Input for this task:
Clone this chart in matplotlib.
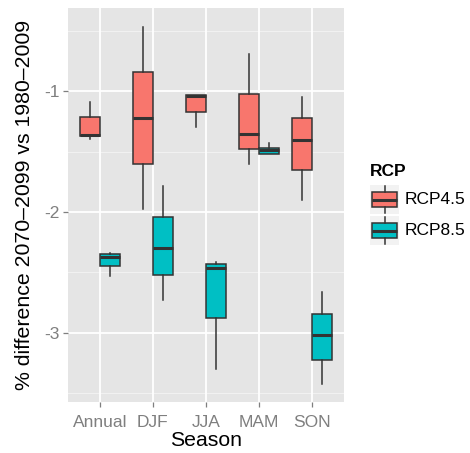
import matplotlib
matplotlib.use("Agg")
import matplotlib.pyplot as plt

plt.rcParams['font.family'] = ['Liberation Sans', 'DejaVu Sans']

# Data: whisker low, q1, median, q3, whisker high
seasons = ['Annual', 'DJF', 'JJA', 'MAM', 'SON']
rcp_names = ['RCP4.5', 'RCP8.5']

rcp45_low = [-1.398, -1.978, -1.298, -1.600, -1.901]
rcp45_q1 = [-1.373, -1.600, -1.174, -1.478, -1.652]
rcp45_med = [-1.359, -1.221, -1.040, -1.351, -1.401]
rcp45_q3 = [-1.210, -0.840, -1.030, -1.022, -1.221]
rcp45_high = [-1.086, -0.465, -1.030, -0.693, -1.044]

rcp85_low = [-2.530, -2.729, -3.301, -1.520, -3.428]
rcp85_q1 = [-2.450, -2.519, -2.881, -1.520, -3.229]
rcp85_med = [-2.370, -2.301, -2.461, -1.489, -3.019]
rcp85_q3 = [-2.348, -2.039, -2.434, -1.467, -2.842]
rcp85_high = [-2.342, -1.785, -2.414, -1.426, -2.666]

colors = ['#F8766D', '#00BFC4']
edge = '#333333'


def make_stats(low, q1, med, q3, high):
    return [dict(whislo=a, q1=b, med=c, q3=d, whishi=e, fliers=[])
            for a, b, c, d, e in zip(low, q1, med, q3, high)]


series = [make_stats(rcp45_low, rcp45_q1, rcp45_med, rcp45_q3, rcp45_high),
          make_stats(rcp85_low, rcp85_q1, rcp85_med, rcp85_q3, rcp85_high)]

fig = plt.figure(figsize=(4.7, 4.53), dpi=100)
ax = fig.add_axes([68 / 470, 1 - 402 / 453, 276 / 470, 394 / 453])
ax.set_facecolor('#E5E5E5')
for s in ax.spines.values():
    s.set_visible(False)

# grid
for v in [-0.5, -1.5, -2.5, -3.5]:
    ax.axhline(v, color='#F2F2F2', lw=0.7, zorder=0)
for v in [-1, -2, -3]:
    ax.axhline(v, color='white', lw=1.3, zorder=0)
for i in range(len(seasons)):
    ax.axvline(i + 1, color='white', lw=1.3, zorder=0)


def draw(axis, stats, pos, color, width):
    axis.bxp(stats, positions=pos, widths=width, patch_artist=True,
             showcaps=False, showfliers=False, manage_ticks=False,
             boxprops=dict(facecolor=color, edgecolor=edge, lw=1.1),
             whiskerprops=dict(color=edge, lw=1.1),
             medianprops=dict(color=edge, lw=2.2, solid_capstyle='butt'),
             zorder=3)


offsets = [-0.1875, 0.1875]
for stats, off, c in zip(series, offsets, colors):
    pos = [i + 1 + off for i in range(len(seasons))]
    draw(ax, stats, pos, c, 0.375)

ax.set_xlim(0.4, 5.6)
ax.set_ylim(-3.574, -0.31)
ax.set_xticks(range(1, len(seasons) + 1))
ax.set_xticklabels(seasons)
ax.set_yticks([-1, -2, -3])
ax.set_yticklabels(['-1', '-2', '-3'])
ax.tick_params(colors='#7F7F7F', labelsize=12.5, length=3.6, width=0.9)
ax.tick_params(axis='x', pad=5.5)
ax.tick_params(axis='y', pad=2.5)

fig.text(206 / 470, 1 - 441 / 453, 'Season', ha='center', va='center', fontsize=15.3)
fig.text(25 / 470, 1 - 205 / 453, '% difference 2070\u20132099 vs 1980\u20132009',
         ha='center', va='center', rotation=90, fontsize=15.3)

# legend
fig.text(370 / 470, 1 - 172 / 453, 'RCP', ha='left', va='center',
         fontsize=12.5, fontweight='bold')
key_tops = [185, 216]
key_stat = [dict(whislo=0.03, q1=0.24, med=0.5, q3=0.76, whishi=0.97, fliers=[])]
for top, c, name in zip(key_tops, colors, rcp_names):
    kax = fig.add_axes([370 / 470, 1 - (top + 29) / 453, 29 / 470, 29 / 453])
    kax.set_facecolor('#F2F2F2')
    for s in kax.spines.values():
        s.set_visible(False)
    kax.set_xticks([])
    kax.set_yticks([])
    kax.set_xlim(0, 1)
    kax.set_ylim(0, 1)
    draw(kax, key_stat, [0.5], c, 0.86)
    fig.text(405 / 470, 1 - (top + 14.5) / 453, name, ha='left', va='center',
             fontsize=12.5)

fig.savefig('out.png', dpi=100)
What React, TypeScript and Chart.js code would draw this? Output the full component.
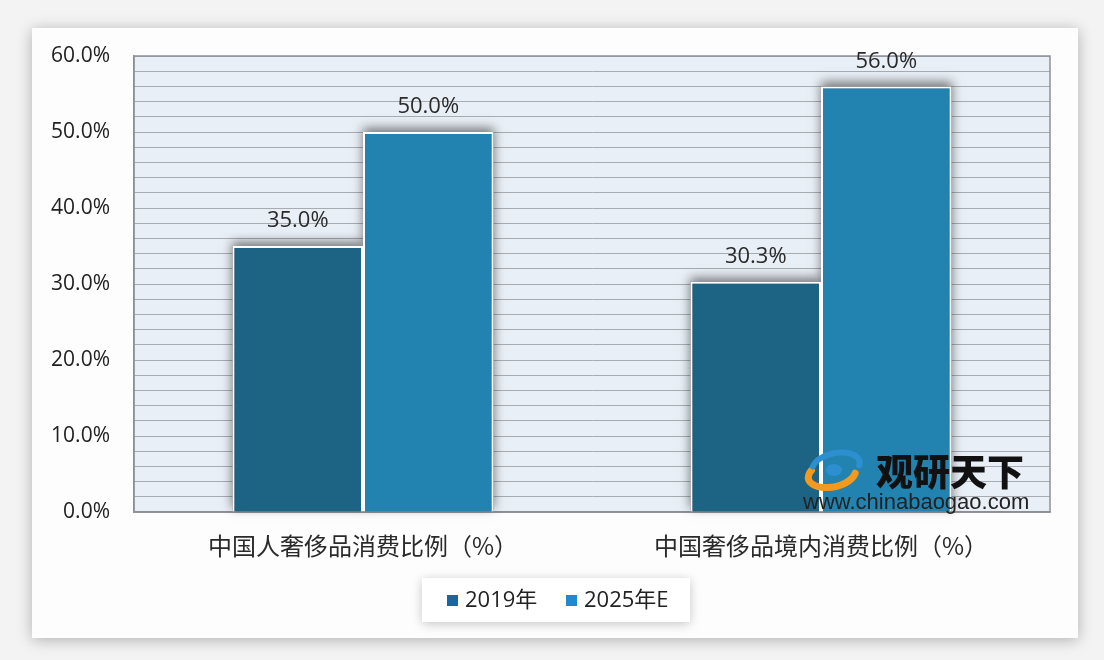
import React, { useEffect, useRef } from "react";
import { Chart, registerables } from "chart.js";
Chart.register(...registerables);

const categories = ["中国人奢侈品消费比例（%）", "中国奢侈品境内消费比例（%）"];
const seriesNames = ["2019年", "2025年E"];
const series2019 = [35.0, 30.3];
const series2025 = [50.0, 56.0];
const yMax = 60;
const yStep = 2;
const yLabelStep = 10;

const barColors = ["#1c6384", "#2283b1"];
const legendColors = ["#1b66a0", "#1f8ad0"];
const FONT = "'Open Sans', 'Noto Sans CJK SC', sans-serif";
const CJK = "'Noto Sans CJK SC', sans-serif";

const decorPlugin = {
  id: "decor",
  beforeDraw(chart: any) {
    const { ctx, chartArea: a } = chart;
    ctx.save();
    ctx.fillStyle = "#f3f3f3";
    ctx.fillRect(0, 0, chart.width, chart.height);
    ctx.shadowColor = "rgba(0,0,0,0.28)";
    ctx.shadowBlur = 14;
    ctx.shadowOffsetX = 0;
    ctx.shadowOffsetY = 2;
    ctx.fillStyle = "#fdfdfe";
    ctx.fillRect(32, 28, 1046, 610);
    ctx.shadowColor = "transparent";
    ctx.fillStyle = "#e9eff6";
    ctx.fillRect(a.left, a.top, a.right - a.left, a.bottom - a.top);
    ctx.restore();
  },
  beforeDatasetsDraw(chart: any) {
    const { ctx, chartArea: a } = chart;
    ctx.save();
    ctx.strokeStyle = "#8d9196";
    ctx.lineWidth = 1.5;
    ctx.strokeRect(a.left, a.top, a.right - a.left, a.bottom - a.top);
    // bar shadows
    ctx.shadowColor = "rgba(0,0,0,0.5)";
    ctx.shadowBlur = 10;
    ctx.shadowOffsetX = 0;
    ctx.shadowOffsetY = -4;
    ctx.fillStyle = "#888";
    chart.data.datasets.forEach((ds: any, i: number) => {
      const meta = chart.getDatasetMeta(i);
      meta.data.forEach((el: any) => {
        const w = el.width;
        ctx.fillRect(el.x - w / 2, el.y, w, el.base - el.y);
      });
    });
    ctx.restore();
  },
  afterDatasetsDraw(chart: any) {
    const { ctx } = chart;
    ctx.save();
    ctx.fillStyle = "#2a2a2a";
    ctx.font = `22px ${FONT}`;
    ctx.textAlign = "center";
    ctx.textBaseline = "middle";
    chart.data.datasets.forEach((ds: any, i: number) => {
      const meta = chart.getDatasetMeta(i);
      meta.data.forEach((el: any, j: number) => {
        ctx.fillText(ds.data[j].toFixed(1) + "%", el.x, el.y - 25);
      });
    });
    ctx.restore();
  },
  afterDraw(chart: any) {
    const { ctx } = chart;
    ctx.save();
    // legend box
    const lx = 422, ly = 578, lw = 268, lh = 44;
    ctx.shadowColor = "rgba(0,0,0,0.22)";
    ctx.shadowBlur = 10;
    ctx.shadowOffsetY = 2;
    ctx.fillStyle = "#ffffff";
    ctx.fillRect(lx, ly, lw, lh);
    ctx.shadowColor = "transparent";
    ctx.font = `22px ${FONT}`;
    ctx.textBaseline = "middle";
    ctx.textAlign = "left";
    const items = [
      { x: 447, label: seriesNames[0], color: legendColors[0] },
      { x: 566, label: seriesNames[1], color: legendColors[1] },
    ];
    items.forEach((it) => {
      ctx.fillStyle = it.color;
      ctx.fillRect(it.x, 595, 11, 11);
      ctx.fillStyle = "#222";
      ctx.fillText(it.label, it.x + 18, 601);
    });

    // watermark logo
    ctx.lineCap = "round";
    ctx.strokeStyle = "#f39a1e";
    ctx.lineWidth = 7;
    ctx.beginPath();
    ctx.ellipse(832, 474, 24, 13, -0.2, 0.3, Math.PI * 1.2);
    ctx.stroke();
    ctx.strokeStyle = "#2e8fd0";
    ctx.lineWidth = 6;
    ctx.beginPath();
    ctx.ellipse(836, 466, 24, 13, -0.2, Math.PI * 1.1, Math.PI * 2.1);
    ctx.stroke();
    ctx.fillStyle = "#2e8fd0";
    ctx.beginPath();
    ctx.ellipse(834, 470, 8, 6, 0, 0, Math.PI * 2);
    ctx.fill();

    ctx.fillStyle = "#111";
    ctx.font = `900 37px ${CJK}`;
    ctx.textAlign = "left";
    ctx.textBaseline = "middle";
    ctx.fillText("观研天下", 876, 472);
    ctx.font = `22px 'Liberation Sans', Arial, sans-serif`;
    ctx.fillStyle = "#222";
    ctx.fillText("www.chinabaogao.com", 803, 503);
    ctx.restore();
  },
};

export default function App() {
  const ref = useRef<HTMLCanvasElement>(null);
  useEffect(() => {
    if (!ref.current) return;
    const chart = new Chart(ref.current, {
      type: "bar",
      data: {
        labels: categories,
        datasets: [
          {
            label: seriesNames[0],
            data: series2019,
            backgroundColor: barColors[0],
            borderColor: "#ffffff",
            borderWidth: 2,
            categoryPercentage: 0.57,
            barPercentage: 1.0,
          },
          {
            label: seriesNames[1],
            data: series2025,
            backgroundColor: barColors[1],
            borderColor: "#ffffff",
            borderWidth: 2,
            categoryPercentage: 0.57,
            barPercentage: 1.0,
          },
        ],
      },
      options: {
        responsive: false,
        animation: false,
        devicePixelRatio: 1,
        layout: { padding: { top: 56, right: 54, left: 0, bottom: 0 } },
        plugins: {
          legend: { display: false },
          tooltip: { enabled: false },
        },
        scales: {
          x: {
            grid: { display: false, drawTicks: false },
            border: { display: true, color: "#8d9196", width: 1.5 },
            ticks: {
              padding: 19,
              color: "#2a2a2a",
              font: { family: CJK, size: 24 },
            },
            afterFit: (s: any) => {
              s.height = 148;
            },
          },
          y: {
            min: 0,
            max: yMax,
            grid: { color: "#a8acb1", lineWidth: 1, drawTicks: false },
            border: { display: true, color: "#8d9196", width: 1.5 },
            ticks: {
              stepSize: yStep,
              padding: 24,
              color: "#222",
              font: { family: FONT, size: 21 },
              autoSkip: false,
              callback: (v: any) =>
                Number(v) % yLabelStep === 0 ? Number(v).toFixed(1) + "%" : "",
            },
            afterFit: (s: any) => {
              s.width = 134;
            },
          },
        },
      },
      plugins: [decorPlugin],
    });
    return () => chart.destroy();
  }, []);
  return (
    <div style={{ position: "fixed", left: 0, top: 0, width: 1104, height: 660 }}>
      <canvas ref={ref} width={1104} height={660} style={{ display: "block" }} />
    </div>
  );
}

The request: Both the first line of the records above and the line containing "rcp85_high = [-2.342, -1.785, -2.414, -1.426, -2.666]" belong in the copy; please return them and every line between, exactly, minus the pictures.

Answer below:
Clone this chart in matplotlib.
import matplotlib
matplotlib.use("Agg")
import matplotlib.pyplot as plt

plt.rcParams['font.family'] = ['Liberation Sans', 'DejaVu Sans']

# Data: whisker low, q1, median, q3, whisker high
seasons = ['Annual', 'DJF', 'JJA', 'MAM', 'SON']
rcp_names = ['RCP4.5', 'RCP8.5']

rcp45_low = [-1.398, -1.978, -1.298, -1.600, -1.901]
rcp45_q1 = [-1.373, -1.600, -1.174, -1.478, -1.652]
rcp45_med = [-1.359, -1.221, -1.040, -1.351, -1.401]
rcp45_q3 = [-1.210, -0.840, -1.030, -1.022, -1.221]
rcp45_high = [-1.086, -0.465, -1.030, -0.693, -1.044]

rcp85_low = [-2.530, -2.729, -3.301, -1.520, -3.428]
rcp85_q1 = [-2.450, -2.519, -2.881, -1.520, -3.229]
rcp85_med = [-2.370, -2.301, -2.461, -1.489, -3.019]
rcp85_q3 = [-2.348, -2.039, -2.434, -1.467, -2.842]
rcp85_high = [-2.342, -1.785, -2.414, -1.426, -2.666]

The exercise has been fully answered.